**Supplied material:**
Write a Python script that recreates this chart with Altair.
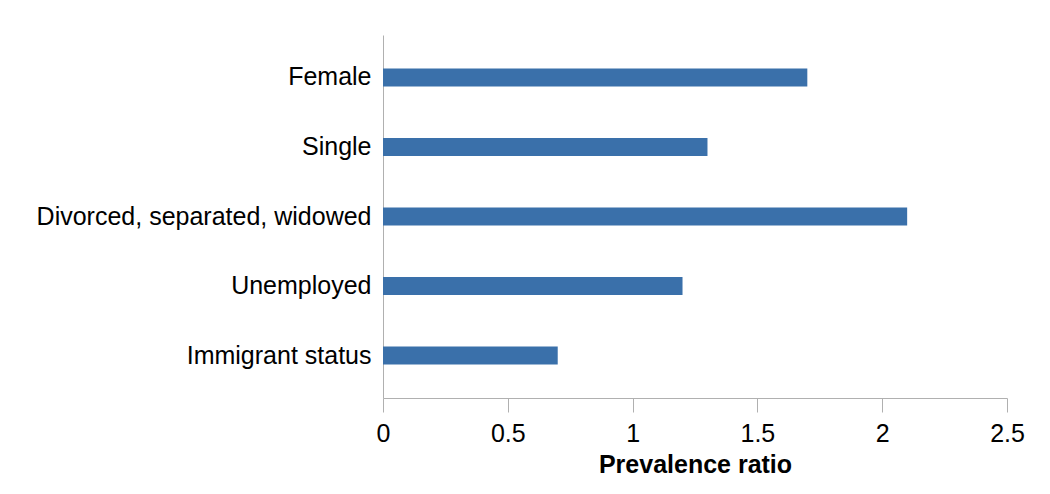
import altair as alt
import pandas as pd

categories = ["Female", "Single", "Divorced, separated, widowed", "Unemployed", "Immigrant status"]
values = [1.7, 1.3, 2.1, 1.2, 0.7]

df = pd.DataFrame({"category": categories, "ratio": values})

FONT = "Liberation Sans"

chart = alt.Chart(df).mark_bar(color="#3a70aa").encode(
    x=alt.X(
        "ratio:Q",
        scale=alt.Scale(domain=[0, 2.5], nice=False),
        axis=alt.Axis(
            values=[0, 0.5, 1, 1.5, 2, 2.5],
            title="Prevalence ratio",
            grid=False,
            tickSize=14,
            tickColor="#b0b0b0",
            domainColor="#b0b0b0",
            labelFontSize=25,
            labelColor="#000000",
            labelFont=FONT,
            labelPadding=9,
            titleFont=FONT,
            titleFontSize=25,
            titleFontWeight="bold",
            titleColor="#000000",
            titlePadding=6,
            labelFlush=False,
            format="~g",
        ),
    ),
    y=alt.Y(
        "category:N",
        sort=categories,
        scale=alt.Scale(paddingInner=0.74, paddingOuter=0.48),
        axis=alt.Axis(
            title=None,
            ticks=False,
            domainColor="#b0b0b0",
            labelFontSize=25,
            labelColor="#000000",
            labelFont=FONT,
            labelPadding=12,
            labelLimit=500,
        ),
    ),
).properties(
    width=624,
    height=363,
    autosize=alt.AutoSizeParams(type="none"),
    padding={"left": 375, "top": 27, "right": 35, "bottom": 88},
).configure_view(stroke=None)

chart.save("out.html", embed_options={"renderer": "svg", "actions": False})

**Given problem:** Each line above is to be copied verbatim. Drop any image from the copy.

**Expected output:**
Write a Python script that recreates this chart with Altair.
import altair as alt
import pandas as pd

categories = ["Female", "Single", "Divorced, separated, widowed", "Unemployed", "Immigrant status"]
values = [1.7, 1.3, 2.1, 1.2, 0.7]

df = pd.DataFrame({"category": categories, "ratio": values})

FONT = "Liberation Sans"

chart = alt.Chart(df).mark_bar(color="#3a70aa").encode(
    x=alt.X(
        "ratio:Q",
        scale=alt.Scale(domain=[0, 2.5], nice=False),
        axis=alt.Axis(
            values=[0, 0.5, 1, 1.5, 2, 2.5],
            title="Prevalence ratio",
            grid=False,
            tickSize=14,
            tickColor="#b0b0b0",
            domainColor="#b0b0b0",
            labelFontSize=25,
            labelColor="#000000",
            labelFont=FONT,
            labelPadding=9,
            titleFont=FONT,
            titleFontSize=25,
            titleFontWeight="bold",
            titleColor="#000000",
            titlePadding=6,
            labelFlush=False,
            format="~g",
        ),
    ),
    y=alt.Y(
        "category:N",
        sort=categories,
        scale=alt.Scale(paddingInner=0.74, paddingOuter=0.48),
        axis=alt.Axis(
            title=None,
            ticks=False,
            domainColor="#b0b0b0",
            labelFontSize=25,
            labelColor="#000000",
            labelFont=FONT,
            labelPadding=12,
            labelLimit=500,
        ),
    ),
).properties(
    width=624,
    height=363,
    autosize=alt.AutoSizeParams(type="none"),
    padding={"left": 375, "top": 27, "right": 35, "bottom": 88},
).configure_view(stroke=None)

chart.save("out.html", embed_options={"renderer": "svg", "actions": False})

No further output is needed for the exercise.